Perry, flattered to be the subject of this sermon, had let Dick read it, and Dick, who took a dim view of Willie-Jay, had called the letter “just more of Billy Grahamcracker’s hooey,” adding, “ ‘Faggots of scorn!’
He’s
the faggot.” Of course, Perry had expected this reaction, and secretly he welcomed it, for his friendship with Dick, whom he had scarcely known until his final few months in Lansing, was an outgrowth of, and counterbalance to, the intensity of his admiration for the chaplain’s clerk. Perhaps Dick
was
“shallow,” or even, as Willie-Jay claimed, “a vicious blusterer.” All the same, Dick was full of fun, and he was shrewd, a realist, he “cut through things,” there were no clouds in his head or straw in his hair. Moreover, unlike Willie-Jay, he was not critical of Perry’s exotic aspirations; he was willing to listen, catch fire, share with him those visions of “guaranteed treasure” lurking in Mexican seas, Brazilian jungles.

After Perry’s parole, four months elapsed, months of rattling around in a fifth-hand, hundred-dollar Ford, rolling from Reno to Las Vegas, from Bellingham, Washington, to Buhl, Idaho, and it was in Buhl, where he had found temporary work as a truck driver, that Dick’s letter reached him: “Friend P., Came out in August, and after you left I Met Someone, you do not know him, but he put me on to Something we could bring off Beautiful. A cinch, the Perfect score . . .” Until then Perry had not imagined that he would ever see Dick again.
Or
Willie-Jay. But they had both been much in his thoughts, and especially the latter, who in memory had grown ten feet tall, a gray-haired wise man haunting the hallways of his mind. “You pursue the negative,” Willie-Jay had informed him once, in one of his lectures. “You want not to give a damn, to exist without responsibility, without faith or friends or warmth.”

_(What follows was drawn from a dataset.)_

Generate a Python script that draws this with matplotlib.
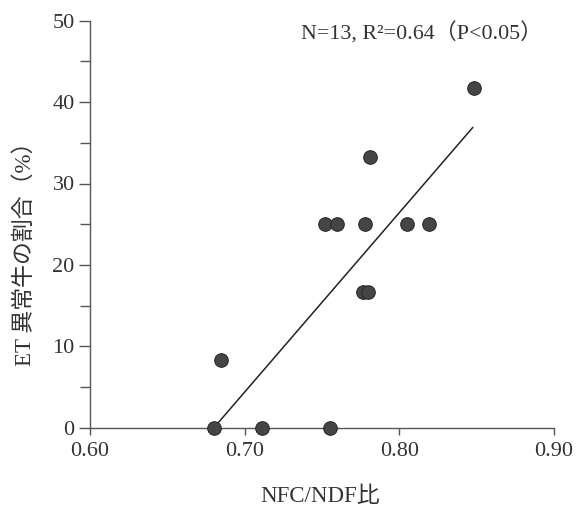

In the solitary, comfortless course of his recent driftings, Perry had over and over again reviewed this indictment, and had decided it was unjust. He
did
give a damn—but who had ever given a damn about him? His father? Yes, up to a point. A girl or two—but that was “a long story.” No one else except Willie-Jay himself. And only Willie-Jay had ever recognized his worth, his potentialities, had acknowledged that he was not just an undersized, overmuscled half-breed, had seen him, for all the moralizing, as he saw himself—“exceptional,” “rare,” “artistic.” In Willie-Jay his vanity had found support, his sensibility shelter, and the four-month exile from this high-carat appreciation had made it more alluring than any dream of buried gold. So when he received Dick’s invitation, and realized that the date Dick proposed for his coming to Kansas more or less coincided with the time of Willie-Jay’s release, he knew what he must do. He drove to Las Vegas, sold his junk-heap car, packed his collection of maps, old letters, manuscripts, and books, and bought a ticket for a Greyhound bus. The journey’s aftermath was up to fate; if things didn’t “work out with Willie-Jay,” then he might “consider Dick’s proposition.” As it turned out, the choice was between Dick and nothing, for when Perry’s bus reached Kansas City, on the evening of November 12, Willie-Jay, whom he’d been unable to advise of his coming, had already left town-left, in fact, only five hours earlier, from the same terminal at which Perry arrived. That much he had learned by telephoning the Reverend Mr. Post, who further discouraged him by declining to reveal his former clerk’s exact destination. “He’s headed East,” the chaplain said. “To fine opportunities. A decent job, and a home with some good people who are willing to help him.” And Perry, hanging up, had felt “dizzy with anger and disappointment.”